Hilary Mantel fictionalised Anne and Grace in the Cromwell Trilogy, and in so doing, she left a moving picture of Cromwell as father. In Mantel’s version, Anne is ‘a tough little girl […] she is no respecter of persons and her eyes, small and steady as her father’s, fall coldly on those who cross her.’ (Wolf Hall: An Occult History of Britain).

We learn that Anne has no interest in stitching, and that when she ‘applies to her needle, beads of blood decorate her work’. (The Mirror and the Light: The Bleach Fields). Anne is more interested in learning Greek, studying Latin, working with numbers. After her death, Cromwell would like her to be buried with the copybook in which she has written her name – Anne Cromwell, Anne Cromwell – over and over, but ‘the priest has never heard of such a thing. [Cromwell] is too tired and angry to fight.’ (Wolf Hall: An Occult History of Britain).

Grace’s wings made of peacock feathers

Because we are seeing events through Cromwell’s eyes, we know less about little Grace. When she dies, he thinks ‘I never knew her. I never knew I had her.’ (Wolf Hall: An Occult History of Britain).

Grace is a beautiful child, leading Cromwell to wonder whether she is actually his – after immersing himself in the flirtations and accusations of adultery at Court, he speculates that Lizzie, now dead, might have been with another man. Lizzie’s sister says no – Grace was his child. ‘But he cannot escape the feeling that Grace has slipped further from him. She was dead before she could be painted or drawn.’ (Bring Up the Bodies: Spoils).
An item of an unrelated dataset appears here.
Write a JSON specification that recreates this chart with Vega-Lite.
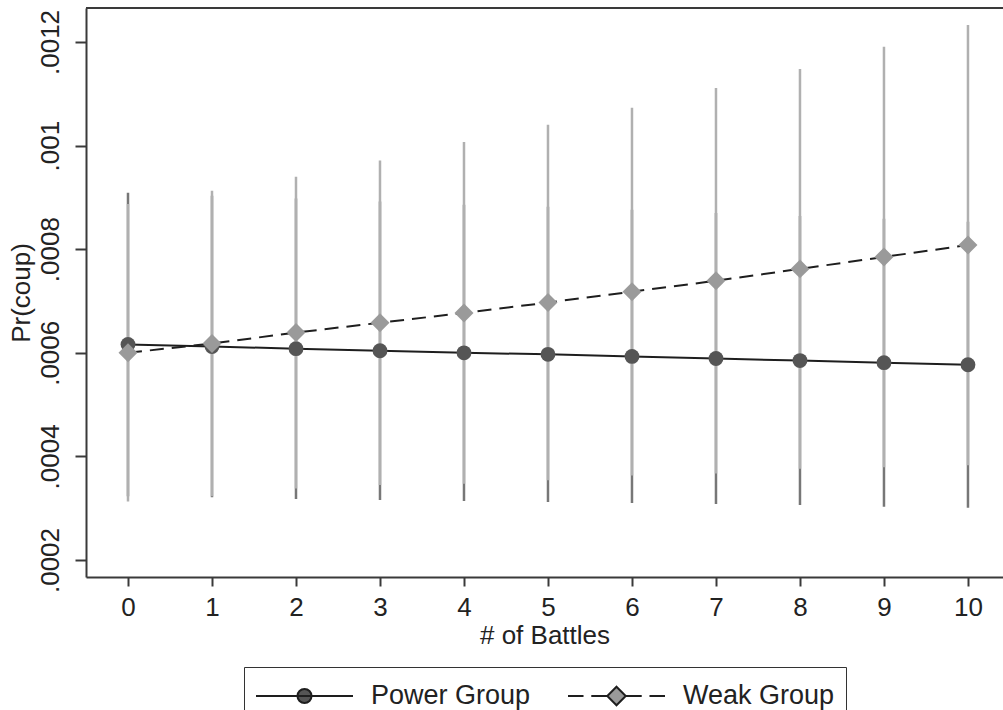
{
  "$schema": "https://vega.github.io/schema/vega-lite/v6.json",
  "autosize": {"type": "none"},
  "padding": {"left": 86, "top": 8, "right": 0, "bottom": 133},
  "width": 917,
  "height": 569,
  "background": "white",
  "config": {
    "view": {"stroke": null},
    "font": "Liberation Sans",
    "axis": {
      "grid": false,
      "domainColor": "#3a3a3a",
      "domainWidth": 2,
      "tickColor": "#3a3a3a",
      "tickWidth": 2,
      "labelFont": "Liberation Sans",
      "labelFontSize": 26,
      "labelColor": "#222222",
      "titleFont": "Liberation Sans",
      "titleFontSize": 26,
      "titleFontWeight": "normal",
      "titleColor": "#222222"
    },
    "legend": {
      "layout": {"bottom": {"anchor": "middle"}}
    }
  },
  "data": {
    "values": [
      {"battles": 0, "group": "Power Group", "pr": 0.000616, "lo": 0.000323, "hi": 0.000909},
      {"battles": 1, "group": "Power Group", "pr": 0.000612, "lo": 0.000321, "hi": 0.000903},
      {"battles": 2, "group": "Power Group", "pr": 0.000608, "lo": 0.000318, "hi": 0.000898},
      {"battles": 3, "group": "Power Group", "pr": 0.000604, "lo": 0.000316, "hi": 0.000892},
      {"battles": 4, "group": "Power Group", "pr": 0.0006, "lo": 0.000314, "hi": 0.000886},
      {"battles": 5, "group": "Power Group", "pr": 0.000597, "lo": 0.000312, "hi": 0.000882},
      {"battles": 6, "group": "Power Group", "pr": 0.000593, "lo": 0.00031, "hi": 0.000876},
      {"battles": 7, "group": "Power Group", "pr": 0.000589, "lo": 0.000308, "hi": 0.00087},
      {"battles": 8, "group": "Power Group", "pr": 0.000585, "lo": 0.000306, "hi": 0.000864},
      {"battles": 9, "group": "Power Group", "pr": 0.000581, "lo": 0.000303, "hi": 0.000859},
      {"battles": 10, "group": "Power Group", "pr": 0.000577, "lo": 0.000301, "hi": 0.000853},
      {"battles": 0, "group": "Weak Group", "pr": 0.0006, "lo": 0.000313, "hi": 0.000887},
      {"battles": 1, "group": "Weak Group", "pr": 0.000618, "lo": 0.000323, "hi": 0.000913},
      {"battles": 2, "group": "Weak Group", "pr": 0.000639, "lo": 0.000338, "hi": 0.00094},
      {"battles": 3, "group": "Weak Group", "pr": 0.000658, "lo": 0.000345, "hi": 0.000971},
      {"battles": 4, "group": "Weak Group", "pr": 0.000677, "lo": 0.000347, "hi": 0.001007},
      {"battles": 5, "group": "Weak Group", "pr": 0.000697, "lo": 0.000354, "hi": 0.00104},
      {"battles": 6, "group": "Weak Group", "pr": 0.000718, "lo": 0.000363, "hi": 0.001073},
      {"battles": 7, "group": "Weak Group", "pr": 0.000739, "lo": 0.000367, "hi": 0.001111},
      {"battles": 8, "group": "Weak Group", "pr": 0.000762, "lo": 0.000376, "hi": 0.001148},
      {"battles": 9, "group": "Weak Group", "pr": 0.000785, "lo": 0.000379, "hi": 0.001191},
      {"battles": 10, "group": "Weak Group", "pr": 0.000808, "lo": 0.000383, "hi": 0.001233}
    ]
  },
  "encoding": {
    "x": {
      "field": "battles",
      "type": "quantitative",
      "scale": {"domain": [-0.5, 10.417], "nice": false, "zero": false},
      "axis": {
        "title": "# of Battles",
        "values": [0, 1, 2, 3, 4, 5, 6, 7, 8, 9, 10],
        "tickSize": 9,
        "labelPadding": 8,
        "titlePadding": 2,
        "labelFlush": false
      }
    },
    "y": {
      "field": "pr",
      "type": "quantitative",
      "scale": {"domain": [0.0001672, 0.0012656], "nice": false, "zero": false},
      "axis": {
        "title": "Pr(coup)",
        "values": [0.0002, 0.0004, 0.0006, 0.0008, 0.001, 0.0012],
        "labelExpr": "substring(format(datum.value, '.4~f'), 1)",
        "labelAngle": -90,
        "tickSize": 11,
        "labelPadding": 12,
        "titlePadding": 3,
        "labelFlush": false
      }
    }
  },
  "layer": [
    {
      "transform": [{"filter": "datum.group === 'Power Group'"}],
      "mark": {"type": "rule", "strokeWidth": 2.5, "color": "#777777"},
      "encoding": {
        "y": {"field": "lo", "type": "quantitative"},
        "y2": {"field": "hi"}
      }
    },
    {
      "transform": [{"filter": "datum.group === 'Weak Group'"}],
      "mark": {"type": "rule", "strokeWidth": 2.5, "color": "#b0b0b0"},
      "encoding": {
        "y": {"field": "lo", "type": "quantitative"},
        "y2": {"field": "hi"}
      }
    },
    {
      "transform": [{"filter": "datum.group === 'Power Group'"}],
      "mark": {"type": "line", "color": "#1e1e1e", "strokeWidth": 2},
      "encoding": {}
    },
    {
      "transform": [{"filter": "datum.group === 'Weak Group'"}],
      "mark": {"type": "line", "color": "#1e1e1e", "strokeWidth": 2, "strokeDash": [14, 8]},
      "encoding": {}
    },
    {
      "transform": [{"filter": "datum.group === 'Power Group'"}],
      "mark": {"type": "point", "shape": "circle", "filled": true, "fill": "#555555", "size": 220, "opacity": 1}
    },
    {
      "transform": [{"filter": "datum.group === 'Weak Group'"}],
      "mark": {"type": "point", "shape": "diamond", "filled": true, "fill": "#9a9a9a", "size": 360, "opacity": 1}
    },
    {
      "transform": [{"filter": "datum.battles < -100"}],
      "mark": {"type": "point", "filled": true, "strokeWidth": 2, "opacity": 1},
      "encoding": {
        "shape": {
          "field": "group",
          "type": "nominal",
          "scale": {
            "domain": ["Power Group", "Weak Group"],
            "range": [
              "M-1,0H1M-0.145,0A0.145,0.145,0,1,0,0.145,0A0.145,0.145,0,1,0,-0.145,0Z",
              "M-1,0H-0.68M-0.52,0H-0.19M0.19,0H0.52M0.68,0H1M0,-0.19L0.19,0L0,0.19L-0.19,0Z"
            ]
          },
          "legend": {
            "title": null,
            "orient": "bottom",
            "direction": "horizontal",
            "offset": 19,
            "padding": 11,
            "symbolSize": 9409,
            "clipHeight": 36,
            "symbolStrokeWidth": 2,
            "labelFontSize": 27,
            "labelFont": "Liberation Sans",
            "labelColor": "#222222",
            "labelOffset": 17,
            "columnPadding": 36,
            "strokeColor": "#333333",
            "fillColor": "white"
          }
        },
        "fill": {
          "field": "group",
          "type": "nominal",
          "scale": {"domain": ["Power Group", "Weak Group"], "range": ["#555555", "#999999"]}
        },
        "stroke": {
          "field": "group",
          "type": "nominal",
          "scale": {"domain": ["Power Group", "Weak Group"], "range": ["#1e1e1e", "#1e1e1e"]}
        }
      }
    },
    {
      "mark": {"type": "rule", "color": "#3a3a3a", "strokeWidth": 2},
      "encoding": {"y": {"datum": 0.0012656}, "x": null}
    }
  ]
}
But during her short life, he makes wings out of peacock feathers for Grace to wear during the parish Christmas play, and she loves them. She doesn’t want to take them off, and he watches her, standing glittering in the firelight. And Cromwell keeps the wings for ten years after she has died, until they become ‘shabby, as if nibbled, and the glowing eyes dulled.’ (Bring Up the Bodies: Spoils).

An embroidered and quilted peacock feather on cream fabric
Peacock feather on the first Wolf Hall Quilt.
Photography: ©Michael Wicks

And when Cromwell reads his dead wife’s prayer book, it is the dead Grace’s hand he can see, reaching out to touch it. In life, she liked to look at the pictures; in death she does the same. As he turns a page, ‘Grace, silent and small, turns the page with him’. (Wolf Hall: Make or Mar).

A quilted hand reaching for blue letters that read Matins, Lauds, Prime, Sext, None, Vespers, representing the canonical hours,
Anne’s hand reaches for her mother’s book of hours

I realise now that I included references to Grace twice in the first Wolf Hall quilt – her peacock feather and her hand reaching for her mother’s prayer book – but there is no representation of Anne. Anne has the stronger personality on the page, we hear the noise of her feet, admire her determination, watch her assertive intelligence. Her family wonder ‘what London will be like when our Anne becomes Lord Mayor’. (Wolf Hall: An Occult History of Britain.

Anne’s omission from the first quilt now feels like a mistake. I can only explain it as a response to the grief in the text: listening to parts of An Occult History of Britain and Make or Mar while making the quilt was so painful that I had to move on from them. I expect I intended to return to them and add Anne at a later point. And now perhaps Anne’s absence from the quilt now represents her absence from Cromwell’s life.

Anne is now presented as a weeper, wearing the cap with seed pearls that she liked to take off. Grace has not been painted or drawn, but she has been now stitched. Wearing her peacock feather wings.